WaaPaKe (Tomorrow) by Jules Arita Koostachin (80 min)
Saturday, Feb. 10, at 3 p.m. | Yukon Arts Centre

  • For generations, the suffering of residential school Survivors has radiated outward, impacting Indigenous families and communities. Dr. Jules Arita Koostachin’s deeply personal documentary moves beyond intergenerational trauma, with an invitation to unravel the tangled threads of silence and unite in collective freedom and power.
  • Partly shot in Whitehorse, the film features local counsellor Maisie Smith, a member of the Champagne and Aishihik First Nations.
  • Award-winning director Jules Arita Koostachin (Attawapiskat) will attend the screening.

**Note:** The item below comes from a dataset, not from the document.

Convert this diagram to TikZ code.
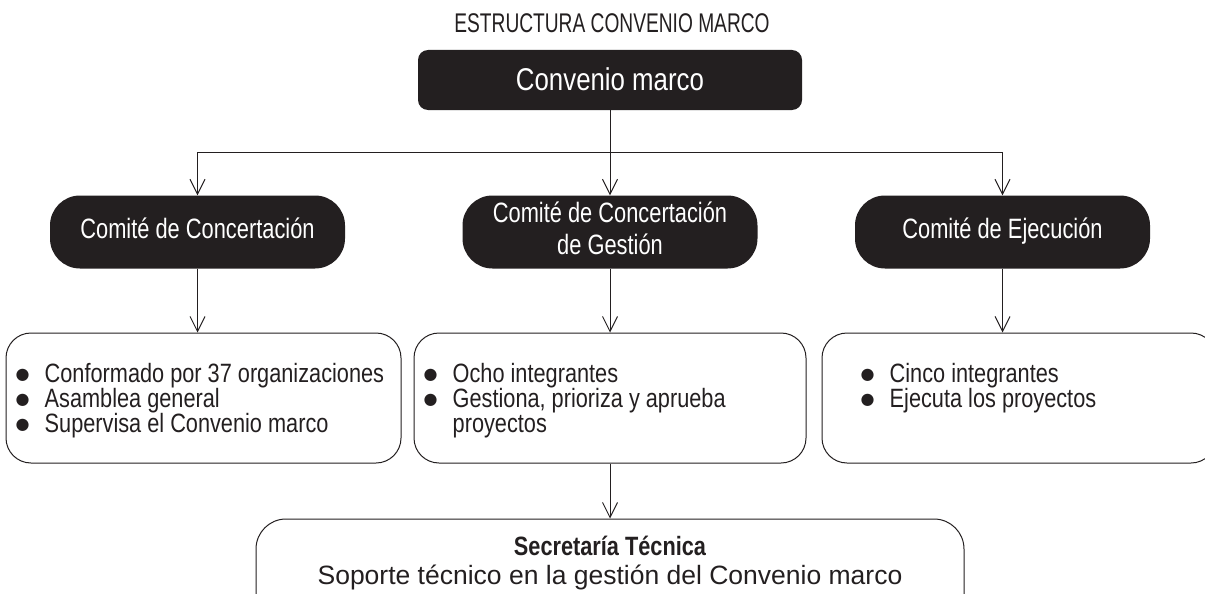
\documentclass[tikz,border=0pt]{standalone}
\usepackage{fontspec}
\setmainfont{Liberation Sans}[FakeStretch=0.82]
\newfontfamily\widefont{Liberation Sans}
\newfontfamily\dotfont{DejaVu Sans}
\newfontfamily\titlefont{Liberation Sans}[FakeStretch=0.71]
\newfontfamily\boxfont{Liberation Sans}[FakeStretch=0.78]
\usetikzlibrary{arrows.meta}
\definecolor{ink}{RGB}{35,31,32}
\newcommand{\itm}[1]{\makebox[29pt][l]{\raisebox{3pt}{\dotfont\fontsize{16}{16}\selectfont ●}}#1}
\newcommand{\cnt}[1]{\hspace*{29pt}#1}
\newcommand{\stack}[1]{\begin{tabular}{@{}c@{}}#1\end{tabular}}
\tikzset{
  darkbox/.style={fill=ink, text=white, rounded corners=30pt, inner sep=0pt,
    minimum width=295pt, minimum height=73pt, font=\boxfont\fontsize{28}{32}\selectfont},
  listbox/.style={draw=ink, line width=1pt, rounded corners=25pt,
    minimum height=130pt, inner sep=0pt},
  listtext/.style={anchor=north west, inner sep=0pt, align=left, text=ink,
    font=\fontsize{26.5}{25}\selectfont},
  link/.style={draw=ink, line width=1pt},
  arr/.style={link, -{Straight Barb[length=15pt, width=15pt]}},
}
\begin{document}
\begin{tikzpicture}[x=1pt, y=-1pt]
  \useasboundingbox (0,0) rectangle (1205,594);
  \clip (0,0) rectangle (1205,594);
  % title
  \node[anchor=base, text=ink, font=\titlefont\fontsize{27}{27}\selectfont] (title) at (612,33) {ESTRUCTURA CONVENIO MARCO};
  % top level
  \node[darkbox, rounded corners=10pt, minimum width=384pt, minimum height=60pt,
    text height=22pt, text depth=0pt, font=\fontsize{31.5}{32}\selectfont] (conv) at (610,80) {Convenio marco};
  % committees
  \node[darkbox] (cc) at (197.5,232) {\stack{Comité de Concertación}};
  \node[darkbox] (cg) at (610,232) {\stack{Comité de Concertación\\de Gestión}};
  \node[darkbox] (ce) at (1002.5,232) {\stack{Comité de Ejecución}};
  % lists
  \node[listbox, minimum width=395pt] (lc) at (203.5,398) {};
  \node[listbox, minimum width=392pt] (lg) at (610,398) {};
  \node[listbox, minimum width=394pt] (le) at (1019,398) {};
  \node[listtext] (lc-txt) at ([shift={(10,31)}]lc.north west)
    {\itm{Conformado por 37 organizaciones}\\\itm{Asamblea general}\\\itm{Supervisa el Convenio marco}};
  \node[listtext] (lg-txt) at ([shift={(10,31)}]lg.north west)
    {\itm{Ocho integrantes}\\\itm{Gestiona, prioriza y aprueba}\\\cnt{proyectos}};
  \node[listtext] (le-txt) at ([shift={(39,31)}]le.north west)
    {\itm{Cinco integrantes}\\\itm{Ejecuta los proyectos}};
  % secretaria
  \node[listbox, minimum width=708pt, minimum height=110pt, rounded corners=30pt] (sec) at (610,574) {};
  \node[anchor=base, text=ink, font=\bfseries\fontsize{26.5}{25}\selectfont] (sec-t) at (610,555) {Secretaría Técnica};
  \node[anchor=base, text=ink, font=\widefont\fontsize{26.5}{25}\selectfont] (sec-d) at (610,584) {Soporte técnico en la gestión del Convenio marco};
  % connectors
  \coordinate (hub) at (610,152);
  \draw[arr] (conv) -- (cg);
  \draw[arr] (hub) -| (cc.north);
  \draw[arr] (hub) -| (ce.north);
  \draw[arr] (cc) -- (cc |- lc.north);
  \draw[arr] (cg) -- (lg);
  \draw[arr] (ce) -- (ce |- le.north);
  \draw[arr] (lg) -- (sec);
\end{tikzpicture}
\end{document}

A Quiet Girl by Adrian Wills (86 min)
Monday, Feb. 12, at 12 p.m. | Yukon Arts Centre 

  • Adopted Montreal filmmaker Adrian Wills discovers, on camera and in real time, the startling truths of his complex beginnings in Newfoundland. Wills’ voyage to find his birth mother transforms from an urgent search for identity into a moving quest to give a quiet girl her voice.

Miss Campbell: Inuk Teacher by Heather Campbell (15 min)
Preceding A Quiet Girl on Feb. 12

  • Directed by well-known Inuk artist Heather Campbell, originally from the small community of Rigolet, Labrador, Miss Campbell: Inuk Teacher is part oral history and part visual poem. It tells the story of Evelyn Campbell, a trailblazer for an Inuit-led educational system in Rigolet.

Losing Blue by Leanne Allison (16 min)
Friday, Feb. 9, at 1 p.m. | Yukon Arts Centre, preceding Silvicola

  • Losing Blue is a cinematic poem about what it means to lose the otherworldly blues of ancient mountain lakes, now fading due to climate change.
  • Alberta filmmaker Leanne Allison, best known to Yukon audiences for her award-winning feature-length NFB documentary Being Caribou (2004), in which she follows a herd of 120,000 caribou across 1,500 km of Arctic tundra, will attend the screening.

Hebron Relocation by Holly Andersen (15 min)
Monday, Feb. 12, at 8:30 p.m. | Yukon Theatre in ALFF Short Films: We Are All Different Holly Andersen, a filmmaker and photographer from the community of Makkovik, Nunatsiavut, explores what makes a place a home as she learns more about her community’s connection to generations of displaced northern Labrador Inuit.